Now our task remains as follows:
1) Get Li
2) Get Ri
3) Get area of rectangle for bar i: A(i) = h(i) * (Li+Ri+1)
4) Find max value of A(i)


How to get Li:
Li is the number of adjacent bars to the left of ith bar and height greater than h(i). How can we calculate this?

One solution is to for each I, traverse through i to 0 until you get a bar of height less than h(i). This will be an O(n^2) solution to find all the Li.

But we can have a better solution, which works in less than O(n^2). Lets see an example; in example figure, what is the farthest bar greater than or equal to h(9) (h(9) =2 in our case). Here we are seeing that 4th bar is just short of h(9), so we can move left till 5th bar. So we don’t need to compare with 3rd, 2nd and 1st bar in this case.

Similarly, if I want to put a new value in the stack, which points we should compare h(i) to find L? : 10th, 9th and 4 th. Coz if we can include 9th bar, we can certainly include 8th, 7th, 6th and 5th bar as they have height greater than h(9).

Now if I use a stack and put only those bars in stack, which are possible candidates. And pop those values until I get a bar with height less than h(i). Finally Li = (i – TOP-of-stack).
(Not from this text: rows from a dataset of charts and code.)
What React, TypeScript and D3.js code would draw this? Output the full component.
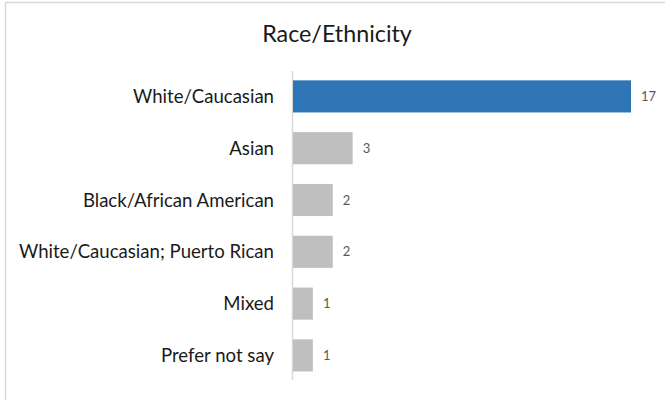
import React from "react";
import * as d3 from "d3";

const categories = [
  "White/Caucasian",
  "Asian",
  "Black/African American",
  "White/Caucasian; Puerto Rican",
  "Mixed",
  "Prefer not say",
];
const values = [17, 3, 2, 2, 1, 1];
const highlight = "White/Caucasian";
const title = "Race/Ethnicity";

const W = 665;
const H = 400;
const FONT = "Lato, 'Noto Sans', sans-serif";

export default function App() {
  const y = d3
    .scaleBand<string>()
    .domain(categories)
    .range([70.5, 381.3])
    .paddingInner(0.38)
    .paddingOuter(0.19);
  const x = d3.scaleLinear().domain([0, 17]).range([293, 631]);

  return (
    <svg
      width={W}
      height={H}
      style={{ position: "fixed", left: 0, top: 0, background: "#fff" }}
      fontFamily={FONT}
    >
      <rect x={5.5} y={2.5} width={W + 10} height={H + 10} fill="#fff" stroke="#D9D9D9" strokeWidth={1.5} />
      <text x={337} y={42} textAnchor="middle" fontSize={23.3} fill="#1a1a1a">
        {title}
      </text>
      <line x1={292.5} x2={292.5} y1={71} y2={380} stroke="#D9D9D9" strokeWidth={1.5} />
      {categories.map((c, i) => {
        const by = y(c)!;
        const bh = y.bandwidth();
        const v = values[i];
        return (
          <g key={c}>
            <rect
              x={x(0)}
              y={by}
              width={x(v) - x(0)}
              height={bh}
              fill={c === highlight ? "#2E75B6" : "#BFBFBF"}
            />
            <text
              x={274}
              y={by + bh / 2}
              dy="0.35em"
              textAnchor="end"
              fontSize={18.6}
              fill="#1a1a1a"
            >
              {c}
            </text>
            <text
              x={x(v) + 10}
              y={by + bh / 2}
              dy="0.35em"
              fontSize={13}
              fill="#595959"
            >
              {v}
            </text>
          </g>
        );
      })}
    </svg>
  );
}
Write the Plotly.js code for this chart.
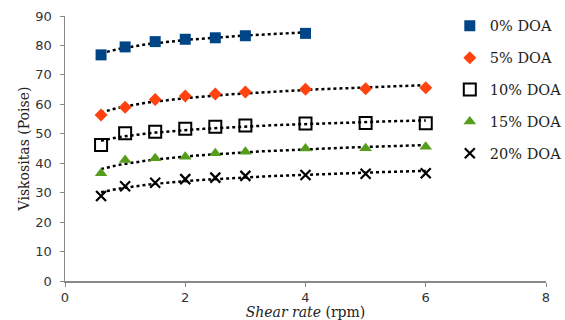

Complexity: In first impression, this solution seems to be having O(n^2) complexity. But if we look carefully, we can just put at the max N bars in stack at any point in time. And we are not pushing any bar twice. So we can pop at most N bar while calculating Li for complete histogram. So work time complexity is O(n+n) = O(2n) = O(n)

How to get Ri:
Similarly as we found Li. Just start from the end in place of beginning.

Code:

int largestArea(int arr[], int len)
{
int area[len]; //initialize it to 0
int n, i, t;
stack<int> St;  //include stack for using this #include<stack>
bool done;

for (i=0; i<len; i++)
{
while (!St.empty())
{
   if(arr[i] <= arr[St.top()])
   {
       St.pop();
   }
   else
       break;
}
if(St.empty())
   t = -1;
else
   t = St.top();
//Calculating Li
area[i] = i - t - 1;
St.push(i);
}

//clearing stack for finding Ri
while (!St.empty())
St.pop();

for (i=len-1; i>=0; i--)
{
while (!St.empty())
{
   if(arr[i] <= arr[St.top()])
   {
       St.pop();
   }
   else
       break;
}
if(St.empty())
   t = len;
else
   t = St.top();
//calculating Ri, after this step area[i] = Li + Ri
area[i] += t - i -1;
St.push(i);
}

int max = 0;
//Calculating Area[i] and find max Area
for (i=0; i<len; i++)
{
area[i] = arr[i] * (area[i] + 1);
if (area[i] > max)
   max = area[i];
}

return max;
}

Complexity: 4 steps:
1) Finding Li = O(n)
2) Finding Ri = O(n)
3) Calculating Ai = O(n)
4) Finding max A(i) = O(n)

So Final complexity is O(n) + O(n) + O(n) + O(n) = O(n)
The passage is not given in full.